Buddhismus

17. Sommerkurs des Diamantweg-Buddhismus im Allgäu

(Letzter Bericht: 6/2007, 235f) Vom 4. bis 16. August 2009 kamen mehr als 3000 Buddhisten aus 50 Ländern zum 17. Internationalen Sommerkurs des „Buddhistischen Dachverbands Diamantweg e. V.“ (BDD) bei Immenstadt im Allgäu zusammen. Das 2007 erworbene und inzwischen zum Europazentrum der „Buddhismus Stiftung Diamantweg“ ausgebaute Gut Hochreute über dem Alpsee war zum zweiten Mal Gastgeber der Großveranstaltung, die zu Vorträgen, geleiteten Meditationen und Erfahrungsaustausch einlud. (In früheren Jahren – von 1993 bis 2007 – hatte das Treffen in einem Pfadfinderlager bei Kassel stattgefunden.)

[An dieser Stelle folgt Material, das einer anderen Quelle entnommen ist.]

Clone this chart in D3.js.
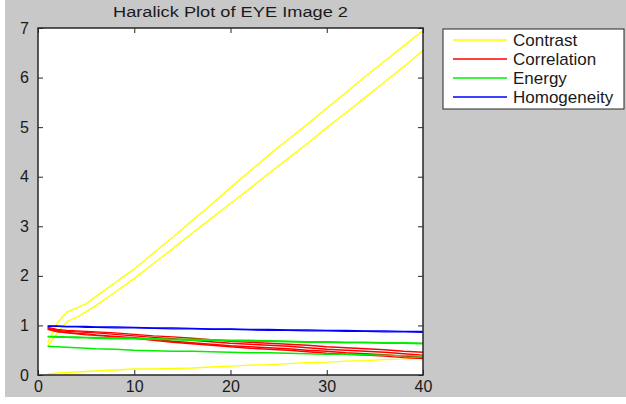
<!DOCTYPE html>
<html>
<head>
<meta charset="utf-8">
<script src="https://cdn.jsdelivr.net/npm/d3@7"></script>
<style>
  html, body { margin: 0; padding: 0; background: #ffffff; }
  svg { display: block; font-family: "Liberation Sans", Arial, sans-serif; }
</style>
</head>
<body>
<div id="chart"></div>
<script>
const kWidth = 626;
const kHeight = 404;
const kPlot = { left: 38, top: 28, right: 423, bottom: 375 };

// distance values shared by every series
const xVals = [1, 2, 3, 4, 5, 6, 8, 10, 12, 14, 16, 18, 20, 22, 24, 26, 28, 30, 32, 34, 36, 38, 40];

const contrastA = [0.65, 1.05, 1.27, 1.35, 1.44, 1.58, 1.86, 2.14, 2.46, 2.78, 3.11, 3.44, 3.78, 4.11, 4.44, 4.75, 5.06, 5.38, 5.70, 6.02, 6.33, 6.64, 6.95];
const contrastB = [0.58, 0.85, 1.08, 1.16, 1.28, 1.40, 1.67, 1.95, 2.25, 2.55, 2.86, 3.16, 3.46, 3.76, 4.07, 4.37, 4.67, 4.99, 5.29, 5.60, 5.91, 6.22, 6.55];
const contrastC = [0.02, 0.04, 0.05, 0.06, 0.07, 0.08, 0.10, 0.12, 0.12, 0.13, 0.14, 0.16, 0.18, 0.20, 0.21, 0.23, 0.25, 0.26, 0.28, 0.29, 0.31, 0.32, 0.34];

const correlationA = [0.96, 0.92, 0.90, 0.89, 0.88, 0.87, 0.85, 0.82, 0.79, 0.77, 0.74, 0.71, 0.68, 0.66, 0.64, 0.62, 0.60, 0.57, 0.55, 0.53, 0.51, 0.48, 0.46];
const correlationB = [0.95, 0.90, 0.88, 0.87, 0.86, 0.85, 0.82, 0.79, 0.76, 0.73, 0.70, 0.67, 0.64, 0.62, 0.60, 0.58, 0.55, 0.52, 0.50, 0.48, 0.46, 0.43, 0.40];
const correlationC = [0.93, 0.88, 0.86, 0.84, 0.83, 0.81, 0.78, 0.75, 0.72, 0.68, 0.65, 0.62, 0.59, 0.57, 0.55, 0.53, 0.50, 0.48, 0.45, 0.43, 0.41, 0.38, 0.36];
const correlationD = [0.92, 0.87, 0.85, 0.83, 0.81, 0.80, 0.77, 0.74, 0.70, 0.66, 0.63, 0.60, 0.57, 0.54, 0.52, 0.50, 0.47, 0.44, 0.42, 0.40, 0.38, 0.35, 0.33];

const energyA = [0.78, 0.78, 0.77, 0.77, 0.76, 0.76, 0.75, 0.74, 0.73, 0.72, 0.72, 0.71, 0.70, 0.70, 0.69, 0.68, 0.67, 0.67, 0.66, 0.66, 0.65, 0.65, 0.64];
const energyB = [0.77, 0.76, 0.76, 0.75, 0.75, 0.74, 0.73, 0.73, 0.72, 0.71, 0.70, 0.70, 0.69, 0.68, 0.68, 0.67, 0.66, 0.66, 0.65, 0.65, 0.64, 0.64, 0.63];
const energyC = [0.58, 0.57, 0.56, 0.55, 0.54, 0.53, 0.52, 0.50, 0.49, 0.48, 0.48, 0.47, 0.46, 0.45, 0.45, 0.44, 0.43, 0.42, 0.42, 0.41, 0.40, 0.39, 0.38];

const homogeneityA = [0.99, 0.99, 0.98, 0.98, 0.98, 0.97, 0.97, 0.96, 0.95, 0.95, 0.94, 0.93, 0.93, 0.92, 0.92, 0.91, 0.91, 0.90, 0.90, 0.89, 0.89, 0.88, 0.88];
const homogeneityB = [0.98, 0.98, 0.97, 0.97, 0.96, 0.96, 0.95, 0.95, 0.94, 0.93, 0.93, 0.92, 0.92, 0.91, 0.90, 0.90, 0.89, 0.89, 0.88, 0.88, 0.87, 0.87, 0.86];

const legendNames = ["Contrast", "Correlation", "Energy", "Homogeneity"];
const legendColors = ["#ffff00", "#ff0000", "#00ee00", "#0000ff"];
const xTicks = [0, 10, 20, 30, 40];
const yTicks = [0, 1, 2, 3, 4, 5, 6, 7];

const seriesList = [
  { values: contrastA, color: legendColors[0] },
  { values: contrastB, color: legendColors[0] },
  { values: contrastC, color: legendColors[0] },
  { values: correlationA, color: legendColors[1] },
  { values: correlationB, color: legendColors[1] },
  { values: correlationC, color: legendColors[1] },
  { values: correlationD, color: legendColors[1] },
  { values: energyA, color: legendColors[2] },
  { values: energyB, color: legendColors[2] },
  { values: energyC, color: legendColors[2] },
  { values: homogeneityA, color: legendColors[3] },
  { values: homogeneityB, color: legendColors[3] }
];

const svg = d3.select("#chart")
  .append("svg")
  .attr("width", kWidth)
  .attr("height", kHeight);

// figure background (grey, with the thin white margin of the screenshot)
svg.append("rect")
  .attr("x", 5).attr("y", 0)
  .attr("width", kWidth - 5).attr("height", 397)
  .attr("fill", "#c8c8c8");

svg.append("rect")
  .attr("x", kPlot.left).attr("y", kPlot.top)
  .attr("width", kPlot.right - kPlot.left)
  .attr("height", kPlot.bottom - kPlot.top)
  .attr("fill", "#ffffff");

const xScale = d3.scaleLinear().domain([0, 40]).range([kPlot.left, kPlot.right]);
const yScale = d3.scaleLinear().domain([0, 7]).range([kPlot.bottom, kPlot.top]);

const line = d3.line()
  .x((d, i) => xScale(xVals[i]))
  .y(d => yScale(d));

svg.append("g")
  .selectAll("path")
  .data(seriesList)
  .enter()
  .append("path")
  .attr("d", d => line(d.values))
  .attr("fill", "none")
  .attr("stroke", d => d.color)
  .attr("stroke-width", 1.4);

// axes: ticks pointing inward on all four sides
const axisColor = "#262626";

function styleAxis(g) {
  g.select(".domain").remove();
  g.selectAll(".tick line").attr("stroke", axisColor);
  g.selectAll(".tick text")
    .attr("fill", "#1a1a1a")
    .style("font-size", "16px")
    .style("font-family", "'Liberation Sans', Arial, sans-serif");
}

svg.append("g")
  .attr("transform", `translate(0, ${kPlot.bottom})`)
  .call(d3.axisBottom(xScale).tickValues(xTicks).tickFormat(d3.format("d"))
    .tickSizeInner(-5).tickSizeOuter(0).tickPadding(6))
  .call(styleAxis);

svg.append("g")
  .attr("transform", `translate(${kPlot.left}, 0)`)
  .call(d3.axisLeft(yScale).tickValues(yTicks).tickFormat(d3.format("d"))
    .tickSizeInner(-5).tickSizeOuter(0).tickPadding(9))
  .call(styleAxis);

svg.append("g")
  .attr("transform", `translate(0, ${kPlot.top})`)
  .call(d3.axisTop(xScale).tickValues(xTicks).tickSizeInner(-5).tickSizeOuter(0).tickFormat(""))
  .call(styleAxis);

svg.append("g")
  .attr("transform", `translate(${kPlot.right}, 0)`)
  .call(d3.axisRight(yScale).tickValues(yTicks).tickSizeInner(-5).tickSizeOuter(0).tickFormat(""))
  .call(styleAxis);

svg.append("rect")
  .attr("x", kPlot.left).attr("y", kPlot.top)
  .attr("width", kPlot.right - kPlot.left)
  .attr("height", kPlot.bottom - kPlot.top)
  .attr("fill", "none")
  .attr("stroke", axisColor)
  .attr("stroke-width", 1.5);

svg.append("text")
  .attr("x", (kPlot.left + kPlot.right) / 2)
  .attr("y", 17)
  .attr("text-anchor", "middle")
  .attr("textLength", 235)
  .attr("lengthAdjust", "spacingAndGlyphs")
  .attr("fill", "#1a1a1a")
  .style("font-size", "14px")
  .text("Haralick Plot of EYE Image 2");

// legend
const legend = svg.append("g").attr("transform", "translate(443, 29)");

legend.append("rect")
  .attr("width", 181)
  .attr("height", 80)
  .attr("fill", "#ffffff")
  .attr("stroke", axisColor)
  .attr("stroke-width", 1);

const rows = legend.selectAll("g.row")
  .data(legendNames)
  .enter()
  .append("g")
  .attr("class", "row")
  .attr("transform", (d, i) => `translate(0, ${11 + i * 19})`);

rows.append("line")
  .attr("x1", 10).attr("x2", 64)
  .attr("stroke", (d, i) => legendColors[i])
  .attr("stroke-width", 1.4);

rows.append("text")
  .attr("x", 70)
  .attr("dy", "0.36em")
  .attr("fill", "#1a1a1a")
  .style("font-size", "17px")
  .text(d => d);
</script>
</body>
</html>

Ein Höhepunkt war der Besuch des höchsten geistlichen Würdenträgers der tibetischen Karma-Kagyü-Linie, des 17. Karmapa Thaye Dorje (26). Der in Nordindien lebende Exiltibeter und andere ranghohe buddhistische Persönlichkeiten hielten Vorträge und nahmen traditionelle Zeremonien vor.

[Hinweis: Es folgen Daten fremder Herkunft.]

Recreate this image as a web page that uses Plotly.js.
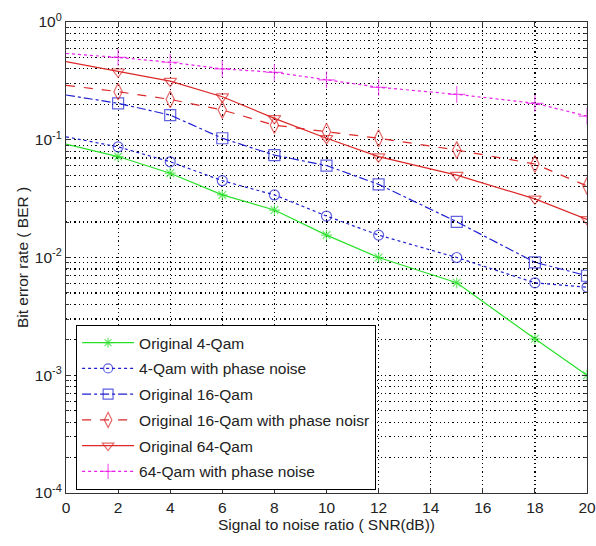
<!DOCTYPE html>
<html>
<head>
<meta charset="utf-8">
<script src="https://cdn.plot.ly/plotly-3.0.1.min.js"></script>
<style>html,body{margin:0;padding:0;background:#fff;}#chart{width:596px;height:546px;}</style>
</head>
<body>
<div id="chart"></div>
<script>
const snr = [0, 2, 4, 6, 8, 10, 12, 15, 18, 20];
const qam4 = [0.092, 0.072, 0.052, 0.034, 0.0253, 0.0155, 0.0100, 0.0061, 0.00204, 0.00100];
const qam4Phase = [0.106, 0.087, 0.065, 0.0449, 0.034, 0.0225, 0.0155, 0.0100, 0.0061, 0.0056];
const qam16 = [0.240, 0.204, 0.162, 0.103, 0.074, 0.0604, 0.0418, 0.0201, 0.0091, 0.0070];
const qam16Phase = [0.290, 0.256, 0.220, 0.179, 0.133, 0.117, 0.103, 0.0818, 0.0622, 0.0405];
const qam64 = [0.460, 0.378, 0.315, 0.232, 0.152, 0.103, 0.0718, 0.0500, 0.0315, 0.0211];
const qam64Phase = [0.540, 0.500, 0.455, 0.400, 0.374, 0.322, 0.279, 0.243, 0.204, 0.159];
const seriesNames = ['Original 4-Qam', '4-Qam with phase noise', 'Original 16-Qam',
  'Original 16-Qam with phase noisr', 'Original 64-Qam', '64-Qam with phase noise'];
const yTickVals = [1e-4, 1e-3, 1e-2, 1e-1, 1];
const yTickText = ['10<sup>-4</sup>', '10<sup>-3</sup>', '10<sup>-2</sup>', '10<sup>-1</sup>', '10<sup>0</sup>'];

const FONT = '"Liberation Sans", Arial, sans-serif';
const FS = 15.5;
const minorVals = [];
for (let d = -4; d < 0; d++) for (let k = 2; k <= 9; k++) minorVals.push(k * Math.pow(10, d));

const styles = [
  {color: 'rgb(40,225,40)', dash: 'solid', symbol: 'asterisk-open', size: 9},
  {color: 'rgb(30,30,210)', dash: 'dot', symbol: 'circle-open', size: 10},
  {color: 'rgb(30,30,210)', dash: 'dashdot', symbol: 'square-open', size: 11},
  {color: 'rgb(220,40,40)', dash: 'dash', symbol: 'diamond-tall-open', size: 12},
  {color: 'rgb(220,40,40)', dash: 'solid', symbol: 'triangle-down-open', size: 11},
  {color: 'rgb(235,30,235)', dash: 'dot', symbol: 'cross-thin-open', size: 12}
];
const ys = [qam4, qam4Phase, qam16, qam16Phase, qam64, qam64Phase];

const traces = ys.map((y, i) => ({
  x: snr, y: y, name: seriesNames[i], legendgroup: 'g' + i,
  type: 'scatter', mode: 'lines+markers',
  line: {color: styles[i].color, dash: styles[i].dash, width: 1.2},
  marker: {symbol: styles[i].symbol, color: styles[i].color,
    size: snr.map(v => v === 0 ? 0 : styles[i].size),
    line: {color: styles[i].color, width: 1.2}}
}));

const gridStyle = {gridcolor: '#000', griddash: '1.2px,3px', gridwidth: 1.2};

const layout = {
  width: 596, height: 546,
  margin: {l: 66, r: 9, t: 22, b: 53},
  paper_bgcolor: '#fff', plot_bgcolor: '#fff',
  font: {family: FONT, size: FS, color: '#222'},
  showlegend: true,
  legend: {x: 0.019, y: 0.357, xanchor: 'left', yanchor: 'top',
    bordercolor: '#000', borderwidth: 1.2, bgcolor: '#fff', traceorder: 'grouped',
    font: {family: FONT, size: FS, color: '#222'}, itemwidth: 52, tracegroupgap: 2.6},
  xaxis: Object.assign({
    range: [0, 20], dtick: 2, tick0: 0, ticks: 'inside', ticklen: 5, tickcolor: '#333',
    showline: true, linecolor: '#333', linewidth: 1.2, mirror: 'ticks',
    showgrid: true, zeroline: false, ticklabeloverflow: 'allow',
    tickfont: {family: FONT, size: FS, color: '#222'},
    title: {text: 'Signal to noise ratio ( SNR(dB))', font: {family: FONT, size: FS, color: '#222'}, standoff: 3}
  }, gridStyle),
  yaxis: Object.assign({
    type: 'log', range: [-4, 0], tickmode: 'array', tickvals: yTickVals, ticktext: yTickText,
    ticks: 'inside', ticklen: 5, tickcolor: '#333',
    showline: true, linecolor: '#333', linewidth: 1.2, mirror: 'ticks',
    showgrid: true, zeroline: false,
    tickfont: {family: FONT, size: FS, color: '#222'},
    minor: Object.assign({tickmode: 'array', tickvals: minorVals, ticks: 'inside', ticklen: 3, tickcolor: '#333',
      showgrid: true}, gridStyle),
    title: {text: 'Bit error rate ( BER )', font: {family: FONT, size: FS, color: '#222'}, standoff: 2}
  }, gridStyle)
};

Plotly.newPlot('chart', traces, layout, {displayModeBar: false, staticPlot: true});
</script>
</body>
</html>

Shamar Rinpoche gilt als 14. Reinkarnation in einer bedeutenden Reihe von Lehrern des tibetischen Buddhismus und gehörte zu den engen Begleitern des 1981 verstorbenen 16. Karmapa. Der nepalesische Mönch und Meditationsmeister Sherab Gyaltsen Rinpoche ist einer der anerkanntesten Lamas der Himalayaregion. Er leitete im Wechsel mit dem dänischen Lama Ole Nydahl eine 72-stündige Meditation auf den „Buddha des Mitgefühls“ (Tschenresig, wörtlich „Liebevolle Augen“), zu der sich weltweit hunderte Meditationszentren zusammenschließen wollten, um das sechssilbige Mantra „Om mani peme hung“ mehr als 100 Millionen Mal zu rezitieren. Dadurch sollte das eigene Mitgefühl gestärkt und zugleich ein positiver Einfluss auf die Gesellschaft ausgeübt werden. Mehrere Tage dauerte auch die „Meditation des bewussten Sterbens“ (tibet. Phowa), die eine Vorbereitung auf den Augenblick des Todes zum Inhalt hat.

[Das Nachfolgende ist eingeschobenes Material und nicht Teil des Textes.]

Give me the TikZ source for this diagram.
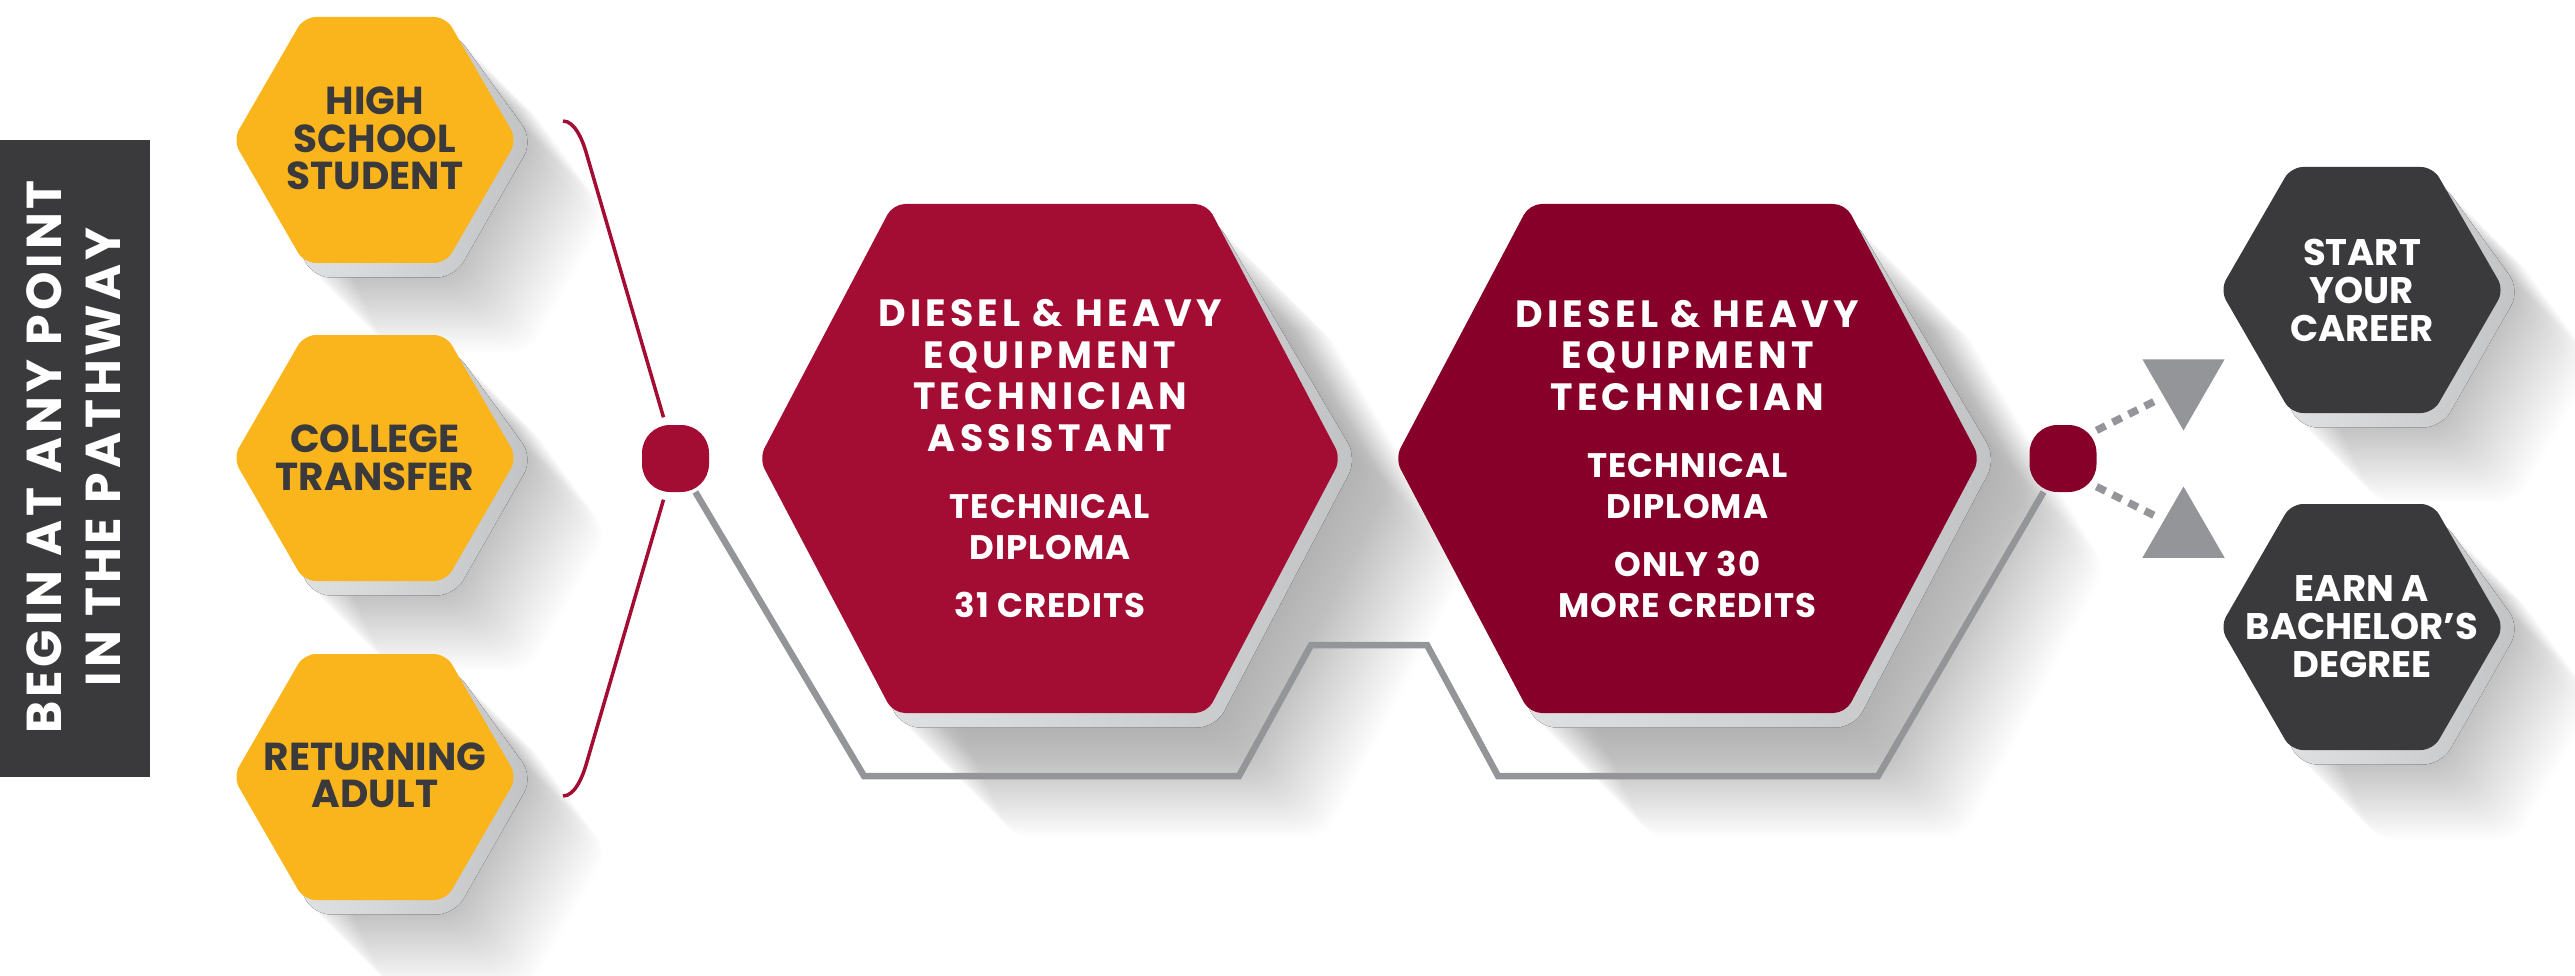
\documentclass[tikz,border=0pt]{standalone}
\usepackage{fontspec}
\setmainfont{Poppins}
\newfontfamily\widefont{Poppins}[LetterSpace=11]
\newfontfamily\infofont{Poppins}[LetterSpace=3]
\newfontfamily\sidefont{Poppins}[LetterSpace=8]
\usetikzlibrary{shapes.geometric,positioning}
\definecolor{hexYellow}{HTML}{FBB51C}
\definecolor{hexRed}{HTML}{A30D33}
\definecolor{hexWine}{HTML}{86002A}
\definecolor{hexDark}{HTML}{3A3A3C}
\definecolor{lineGrey}{HTML}{939598}
\definecolor{ringLight}{HTML}{E6E7E8}
\definecolor{ringDark}{HTML}{C2C3C5}
% outline of a hexagon: centre x, centre y, half width, half top edge, half height
\newcommand\hexoutline[5]{(#1+#3,#2) -- (#1+#4,#2+#5) -- (#1-#4,#2+#5) -- (#1-#3,#2) -- (#1-#4,#2-#5) -- (#1+#4,#2-#5) -- cycle}
% shadow, grey ring and face of one hexagon
\newcommand\hexbox[8]{%
  \foreach \k in {1,...,#7} {\fill[black,opacity=#8,rounded corners=18pt,shift={(2.5*\k,2.5*\k)}] \hexoutline{#1}{#2}{#3+16}{#4+8.5}{#5+14.5};}
  \fill[ring,rounded corners=18pt] \hexoutline{#1}{#2}{#3+16}{#4+8.5}{#5+14.5};
  \fill[#6,rounded corners=12pt] \hexoutline{#1}{#2}{#3}{#4}{#5};
}
\tikzset{
  ring/.style={left color=ringLight,right color=ringDark},
  yellowlabel/.style={text=hexDark,align=center,font=\bfseries\fontsize{39}{37.5}\selectfont},
  darklabel/.style={text=white,align=center,font=\bfseries\fontsize{37}{38}\selectfont},
  titlelabel/.style={text=white,align=center,font=\widefont\bfseries\fontsize{38}{41.5}\selectfont},
  infolabel/.style={text=white,align=center,font=\infofont\bfseries\fontsize{34}{41}\selectfont},
  sidelabel/.style={text=white,align=center,rotate=90,font=\sidefont\bfseries\fontsize{49}{59}\selectfont},
  dotbox/.style={rectangle,rounded corners=28pt,minimum size=67pt,inner sep=0pt,outer sep=0pt},
  arrowtri/.style={regular polygon,regular polygon sides=3,minimum size=95pt,inner sep=0pt,outer sep=0pt,fill=lineGrey},
  pathline/.style={lineGrey,line width=6.5pt},
  bracketline/.style={hexRed,line width=3.5pt},
  dashline/.style={lineGrey,line width=7.5pt,dash pattern=on 10pt off 8pt},
}
\begin{document}
\begin{tikzpicture}[x=1pt,y=-1pt]
\useasboundingbox (0,0) rectangle (2575,976);
% side panel
\fill[hexDark] (0,140) rectangle (150,777);
\node[sidelabel] (beginTxt) at (74,457) {BEGIN AT ANY POINT\\IN THE PATHWAY};
% starting points
\hexbox{375}{140}{142}{71}{123}{hexYellow}{30}{0.008}
\node[yellowlabel] (highSchool) at (375,138.5) {HIGH\\SCHOOL\\STUDENT};
\hexbox{375}{458}{142}{71}{123}{hexYellow}{30}{0.008}
\node[yellowlabel] (transfer) at (375,458) {COLLEGE\\TRANSFER};
\hexbox{375}{777}{142}{71}{123}{hexYellow}{30}{0.008}
\node[yellowlabel] (returning) at (375,775.5) {RETURNING\\ADULT};
% diplomas
\hexbox{1050}{458.5}{291}{157}{254.5}{hexRed}{44}{0.007}
\node[titlelabel] (assistTitle) at (1050,375.5) {DIESEL \& HEAVY\\EQUIPMENT\\TECHNICIAN\\ASSISTANT};
\node[infolabel] (assistInfo) at (1050,556) {TECHNICAL\\DIPLOMA\\[17pt]31 CREDITS};
\hexbox{1687.5}{458.5}{292.5}{158}{254.5}{hexWine}{44}{0.007}
\node[titlelabel] (techTitle) at (1687.5,355) {DIESEL \& HEAVY\\EQUIPMENT\\TECHNICIAN};
\node[infolabel] (techInfo) at (1687.5,535.5) {TECHNICAL\\DIPLOMA\\[17pt]ONLY 30\\MORE CREDITS};
% outcomes
\hexbox{2362}{290}{142}{71}{123}{hexDark}{30}{0.008}
\node[darklabel] (career) at (2362,290) {START\\YOUR\\CAREER};
\hexbox{2362}{627}{142}{71}{123}{hexDark}{30}{0.008}
\node[darklabel] (bachelor) at (2362,626.5) {EARN A\\BACHELOR’S\\DEGREE};
% junctions
\node[dotbox,fill=hexRed] (dotL) at (675.5,458.5) {};
\node[dotbox,fill=hexWine] (dotR) at (2063,458.5) {};
\node[arrowtri,shape border rotate=180] (triTop) at (2183.5,383) {};
\node[arrowtri] (triBottom) at (2183.5,534) {};
% brackets
\coordinate (brTop) at (563,121);
\coordinate (brBottom) at (563,796);
\draw[bracketline,shorten >=8pt] (brTop) .. controls (575,121) and (582.6,140.5) .. (586,152) -- (dotL);
\draw[bracketline,shorten >=8pt] (brBottom) .. controls (575,796) and (582.6,776.5) .. (586,765) -- (dotL);
% grey path under the diplomas
\coordinate (p1) at (864,776);
\coordinate (p2) at (1239,776);
\coordinate (p3) at (1311,645);
\coordinate (p4) at (1427,645);
\coordinate (p5) at (1498,776);
\coordinate (p6) at (1878,776);
\draw[pathline] (dotL) -- (p1) -- (p2) -- (p3) -- (p4) -- (p5) -- (p6) -- (dotR);
% dashed links to the outcomes
\draw[dashline,shorten >=8pt] (dotR.40) -- (triTop.215);
\draw[dashline,shorten >=8pt] (dotR.-40) -- (triBottom.145);
\end{tikzpicture}
\end{document}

Der BDD ist ein Zusammenschluss von 150 Zentren und Meditationsgruppen in Deutschland sowie 600 weltweit. Der Verband ist Mitglied der Deutschen Buddhistischen Union (DBU) und nach eigenen Angaben mit 20 000 Anhängern bundesweit die größte buddhistische Gemeinschaft. Die Karma-Kagyü-Tradition gehört zu den vier großen tibetischen Schulen des Buddhismus und wurde im Westen vor allem durch den umstrittenen Ole Nydahl bekannt gemacht. Der 68-jährige Däne, seit Anfang der 70er Jahre missionarisch für den Buddhismus im Westen aktiv, und seine Schüler sind die Initiatoren des Europazentrums.

Um die Frage, wer der rechtmäßige 17. Karmapa ist, herrscht ein Konflikt, der zu einer Spaltung innerhalb der Kagyü-Tradition geführt hat. Während Thaye Dorje von Shamar Rinpoche Ende der 80er Jahre als Reinkarnation des Karmapa erkannt worden war und neben dem Unterstützer Nydahl auch von etlichen tibetischen Schuloberhäuptern anerkannt wird, ist 1992 der zwei Jahre jüngere Urgyen Trinley Dorje als Nachfolger des 16. Karmapa inthronisiert worden. Dieser genießt die Unterstützung des Dalai Lama und der Mehrheit der Tibeter – übrigens aus politischen Gründen auch der Volksrepublik China.

Der Dalai Lama weilte, als der Sommerkurs begann, nicht allzu weit entfernt in der Schweiz. Zuvor hatte er vom 30. Juli bis 2. August in Frankfurt a. M. vor tausenden Anhängern und Bewunderern Vorträge über die „Kunst des Lebens“ gehalten und am 3. August die Ehrendoktorwürde der Universität Marburg entgegengenommen.